The second half is in draft form but I won’t be adding to the site until I can access some additional material and, right now, my source is down for repairs. I don’t know for how long.

Len Tran’s son Mark sent me this yellowed clipping from the Vancouver Sun. For at least one season, and maybe two, Jack DeLong composed a bunch of these rhymes about Capilanos players; if the microfilms at the local library weren’t so chewed up and were readable, I would have posted a bunch of them for ‘52.. The game in question was July 11, 1952 (click on the doggerel to enlarge). Lansdowne, by the way, was a race track of the day; my grandmother used to go there and said it was the best of the three local tracks. The site is now a large mall which bears its name.

1954 was the last year of professional baseball for both the popular Trans.

There are people stopping by this site after doing a web search on a specific player. Within the last week, some searches were done on Bob Moniz, Danny Holden and Virgil Giovannoni, among others. If you’re doing a search, please drop me a note and say hello, especially if you’re a former player or the offspring of one.

The Vancouver contingent of the Northwest SABR Chapter will be meeting on Saturday the 23rd at Capilano Stadium (now Nat Bailey Stadium) from 1-3pm. I’m hoping a few of the former Western International League players will be able to come again.

Thursday, August 14, 2008

Emmett Ashford’s Quote of the Day

This little item finished out Dick Beddoes’ From Our Tower column in the Vancouver Sun of September 11, 1954.

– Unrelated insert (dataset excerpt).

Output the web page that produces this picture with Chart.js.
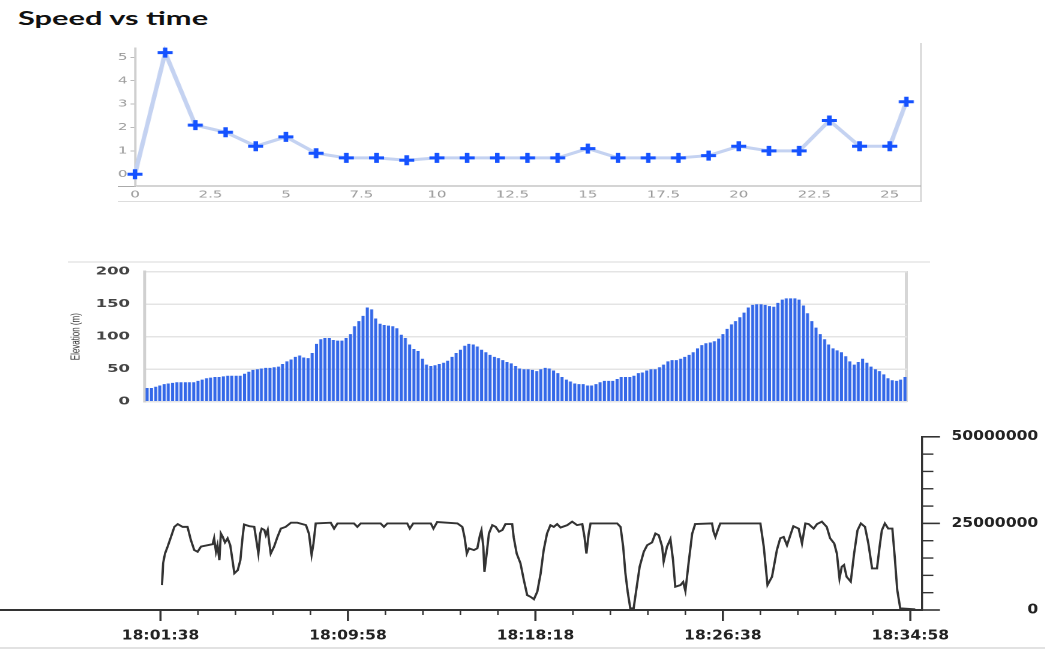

Emmett Ashford, the only Negro umpire in organized baseball, and a graduate of the Western International League (Class of ’53), is now considered the toast of the Coast League. Now the rumor is out that he may pass to the majors next year. Asked by Emmett (Seattle P.I.) Watson how white ball players had responded to a colored arbiter, Ashford said:
“A good job done can change people’s minds about a lot of things. The better job I do, therein lies the good I can do my people. A good man’s example is better than all the soap-boxes ever made.”